Three conservatives — Justices Clarence Thomas, Samuel Alito and Neil Gorsuch — said they would have allowed more of the state’s proof-of-citizenship requirements to take effect, barring currently registered voters from casting a presidential ballot. Four others — liberal Justices Sonia Sotomayor, Elena Kagan, Ketanji Brown Jackson and conservative Justice Amy Coney Barrett — would have kept the all the contested provisions of the law on hold.
Arizonans may register to vote with a state form or a federal form. Under the previous system, residents using either form would be permitted to vote only in federal elections if they declined to submit proof of citizenship or had not already done so with the state’s motor vehicles division.
But in 2022, responding to false claims that widespread immigrant voting affected the outcome of elections, state lawmakers enacted several new requirements. The new laws prohibited voters who had not submitted proof of citizenship from casting a presidential ballot or voting by mail, regardless of which form they used. Going forward, the state legislature barred election officials from accepting any state voter registration form unless that documentation was submitted.
A US District judge blocked some requirements in the law last year. A three-judge panel of the 9th US Circuit Court of Appeals declined to reverse that decision this month.
Arizona’s top election official, Democratic Secretary of State Adrian Fontes, warned that reviving the requirements as the November election approached would confuse voters while creating “undue hardship” for him and county election administrators.
“My concern is that changes to the process should not occur this close to an election, it creates confusion for voters,” Fontes said in a statement.
Bruce Spiva, senior vice president at the Campaign Legal Center, which represented several of the voting rights groups, said that the court’s order upended “longstanding rules on the eve of an election that will clearly cause voter confusion.”
“Free and fair elections rely on every citizen being able to cast a ballot and the fight is far from over,” Spiva added.
The 2022 law had been challenged by tribal and civil rights groups as well as by the Biden administration. The Democratic National Committee and state Democratic Party joined the groups in arguing that the provisions in question should be frozen for the 2024 election.

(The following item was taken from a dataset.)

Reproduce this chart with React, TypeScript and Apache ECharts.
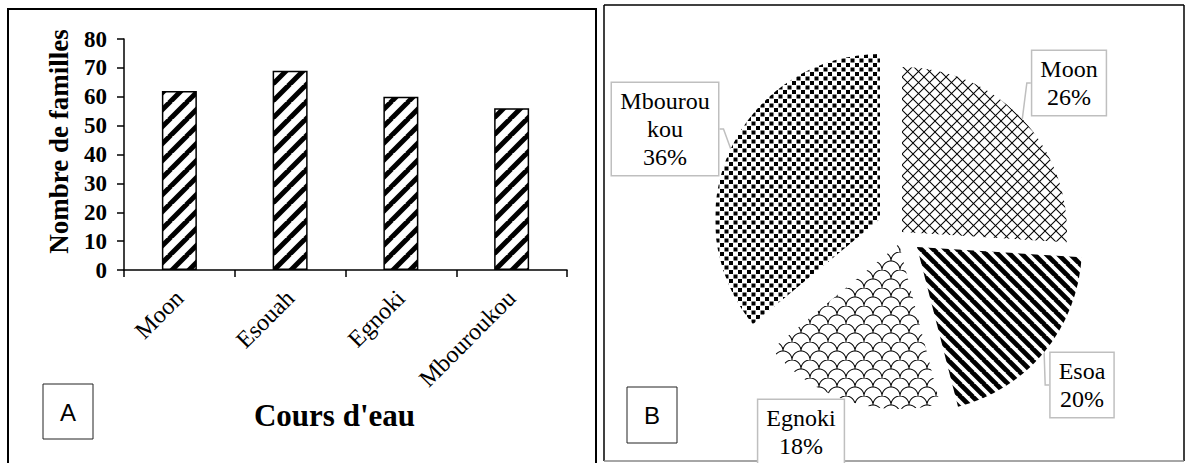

Democrats argued that if the Supreme Court revived the requirements it would disenfranchise voters who lacked access to the documents, including in cases where voters had already documented their citizenship with other state agencies. Older voters often lack access to documents like birth certificates that would prove their citizenship, they said. Critics of the law also said it would disproportionately affect Native Americans.

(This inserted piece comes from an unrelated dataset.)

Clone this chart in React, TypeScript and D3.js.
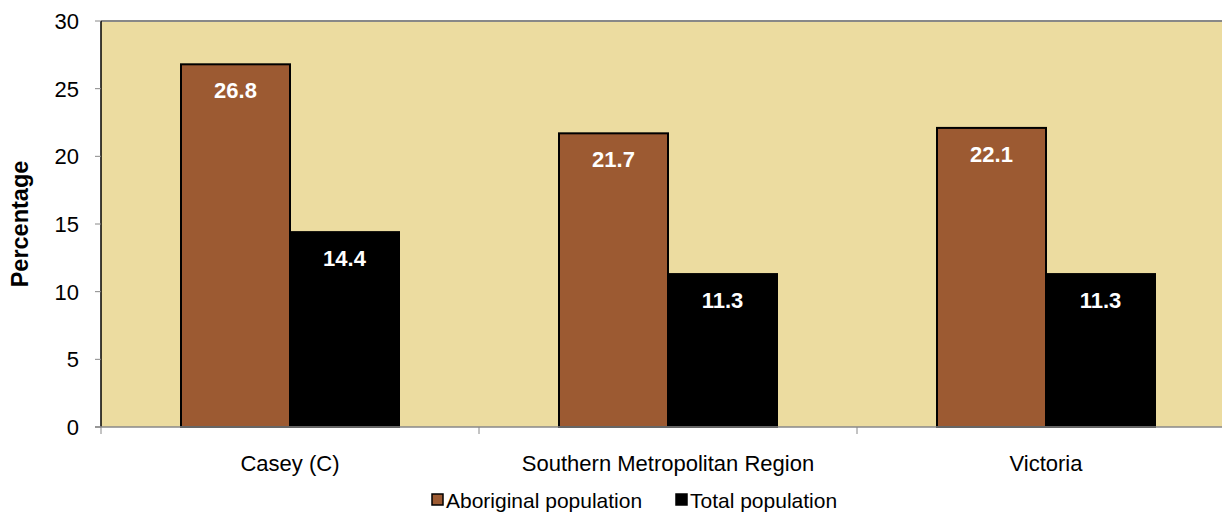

Democrats argued that barring Arizonans who had already voted for president in the primary from casting a ballot in the general election would sow “chaos and confusion,” and they had asked the high court to rely on a legal doctrine known as the Purcell principle, which the justices sometimes invoke to stay out of last-minute election lawsuits. But the court did not mention that doctrine in its brief order.
“What’s especially surprising about the ruling is the absence of any reference to Purcell — the doctrine the justices usually rely upon to justify keeping federal courts out of contentious ballot disputes as elections draw near,” said Steve Vladeck, a CNN Supreme Court analyst and professor at Georgetown University Law Center.

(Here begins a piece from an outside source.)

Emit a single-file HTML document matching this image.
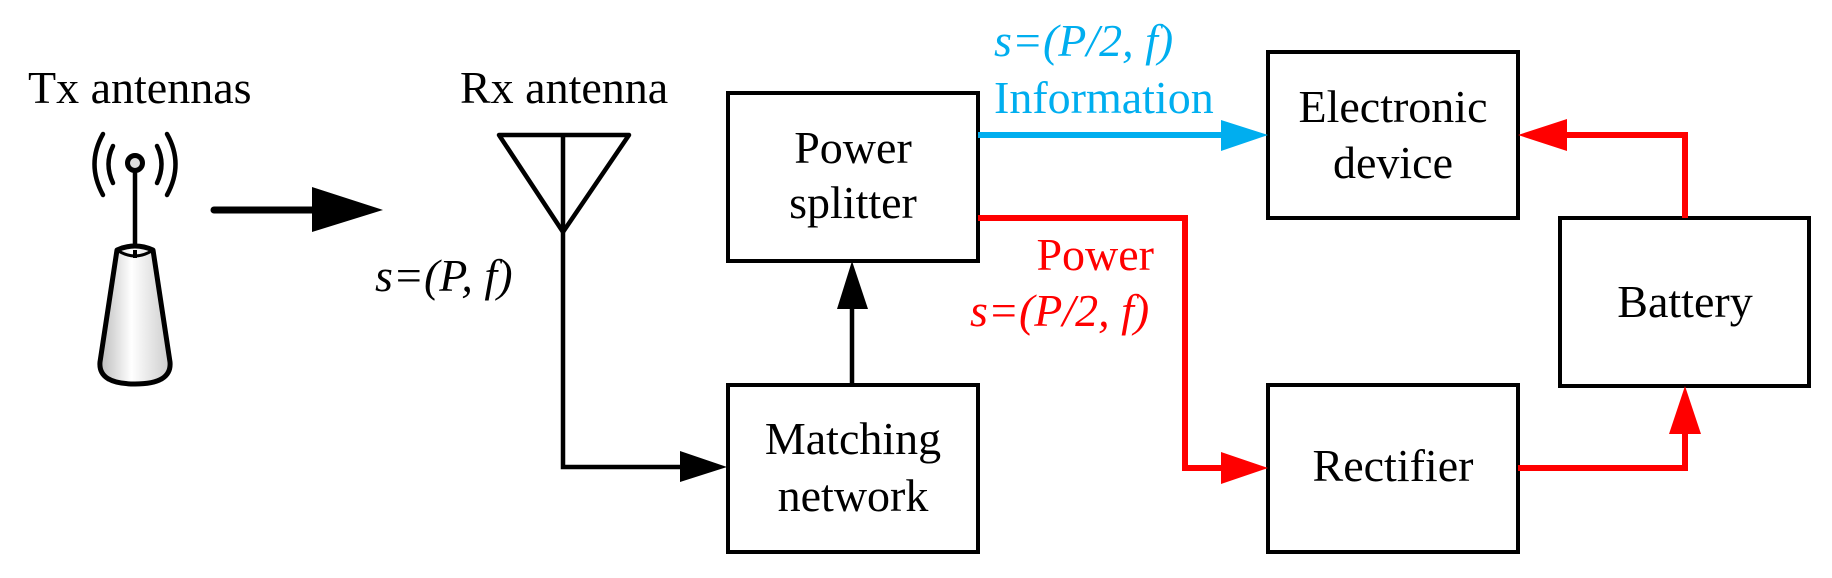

“The Court likes to insist on limiting confusion when it comes to these kinds of rulings — and yet here we have three different lineups voting for three different results. If nothing else, that will only reinforce critiques that the justices invoke Purcell selectively.”
In 2013, the Supreme Court limited when states may require proof of citizenship for individuals who signed up using the federal form. The high court concluded then that, under the National Voter Registration Act, states could not prevent voters lacking those documents from casting ballots in federal elections as long as the federal form did not include the mandate.
But Republicans countered that Congress did not have the authority to set the rules for states’ vote-by-mail systems, nor did Congress have the power to regulate states’ voter registration rules for presidential elections.
Arizona may — and does already — require voters to document their citizenship to vote in state and local elections.
Also at issue in the case was a 2018 consent decree arising from a separate lawsuit. The consent decree set up a fail-safe system for individuals lacking documentary proof of citizenship — a system that was eliminated by the 2022 law.
Under the decree, when processing those voter registrations, local election officials were required to look to the state’s DMV database for any records confirming the individual’s citizenship. If such records existed, the individual was fully registered. If not, the individual was not registered for state elections but was allowed to vote for federal office.
According to the statistics from the Arizona Secretary of State, more than 40,000 voters had already been barred from voting in state and local elections because of lack of documents proving their citizenship.